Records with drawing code
——————————

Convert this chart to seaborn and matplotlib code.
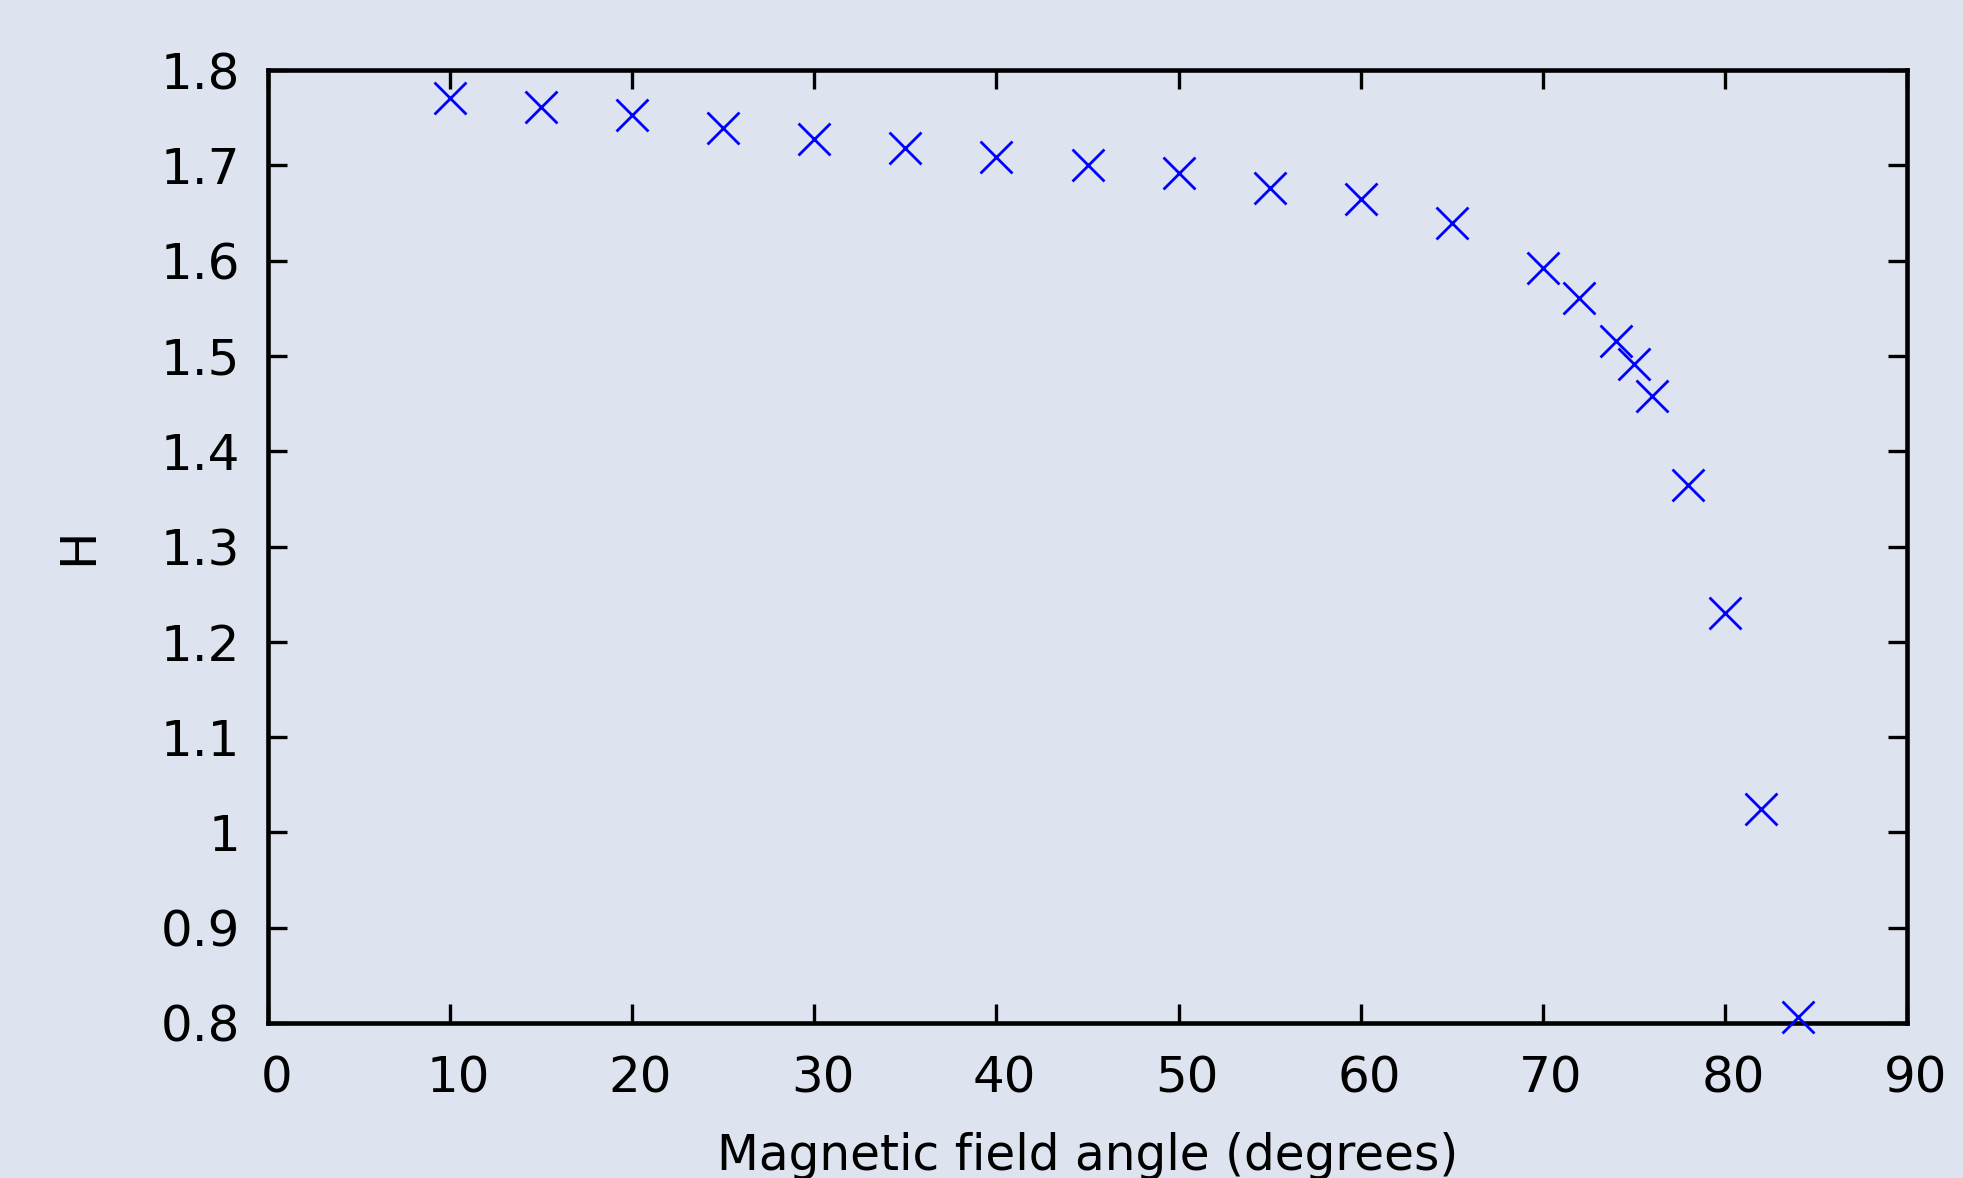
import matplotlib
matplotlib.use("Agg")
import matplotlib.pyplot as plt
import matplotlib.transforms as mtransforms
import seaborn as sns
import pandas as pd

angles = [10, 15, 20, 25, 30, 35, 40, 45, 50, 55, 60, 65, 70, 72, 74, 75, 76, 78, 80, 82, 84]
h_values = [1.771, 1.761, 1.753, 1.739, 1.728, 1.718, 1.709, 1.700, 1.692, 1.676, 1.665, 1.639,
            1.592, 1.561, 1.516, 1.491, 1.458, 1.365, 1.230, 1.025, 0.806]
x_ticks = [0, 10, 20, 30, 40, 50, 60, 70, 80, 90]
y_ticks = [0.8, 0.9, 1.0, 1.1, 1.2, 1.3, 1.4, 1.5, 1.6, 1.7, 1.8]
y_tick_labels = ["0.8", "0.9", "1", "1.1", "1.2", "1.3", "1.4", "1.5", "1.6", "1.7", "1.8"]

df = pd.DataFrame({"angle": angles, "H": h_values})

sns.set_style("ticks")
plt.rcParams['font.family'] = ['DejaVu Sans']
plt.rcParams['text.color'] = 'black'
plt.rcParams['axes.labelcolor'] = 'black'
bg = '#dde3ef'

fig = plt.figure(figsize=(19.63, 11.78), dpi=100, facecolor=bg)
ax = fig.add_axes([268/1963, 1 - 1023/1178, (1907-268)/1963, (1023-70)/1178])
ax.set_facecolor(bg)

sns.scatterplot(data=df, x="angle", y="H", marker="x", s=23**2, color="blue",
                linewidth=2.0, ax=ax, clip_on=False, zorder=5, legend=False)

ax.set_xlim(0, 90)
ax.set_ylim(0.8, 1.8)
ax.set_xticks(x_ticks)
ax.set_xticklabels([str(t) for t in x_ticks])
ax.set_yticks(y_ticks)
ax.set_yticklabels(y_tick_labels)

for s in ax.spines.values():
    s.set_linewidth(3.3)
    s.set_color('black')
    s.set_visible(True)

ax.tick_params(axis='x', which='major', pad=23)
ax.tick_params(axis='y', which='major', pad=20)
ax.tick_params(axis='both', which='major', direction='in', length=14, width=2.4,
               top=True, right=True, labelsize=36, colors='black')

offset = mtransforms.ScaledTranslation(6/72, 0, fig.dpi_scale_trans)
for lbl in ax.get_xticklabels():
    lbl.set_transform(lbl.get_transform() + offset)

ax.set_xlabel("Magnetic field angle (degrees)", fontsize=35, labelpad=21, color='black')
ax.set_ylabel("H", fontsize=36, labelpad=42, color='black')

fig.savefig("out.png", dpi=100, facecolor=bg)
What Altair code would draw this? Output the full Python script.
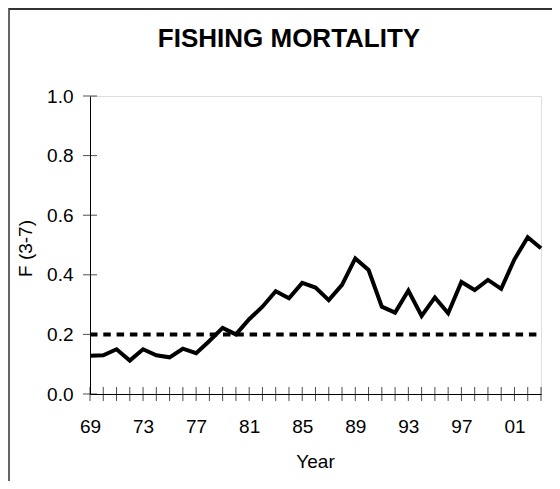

——————————

WHAT YOU ARE ASKED TO DO » Extract each line from the listing that holds the word "matplotlib".

EXERCISE SOLUTION »
Convert this chart to seaborn and matplotlib code.
import matplotlib
matplotlib.use("Agg")
import matplotlib.pyplot as plt
import matplotlib.transforms as mtransforms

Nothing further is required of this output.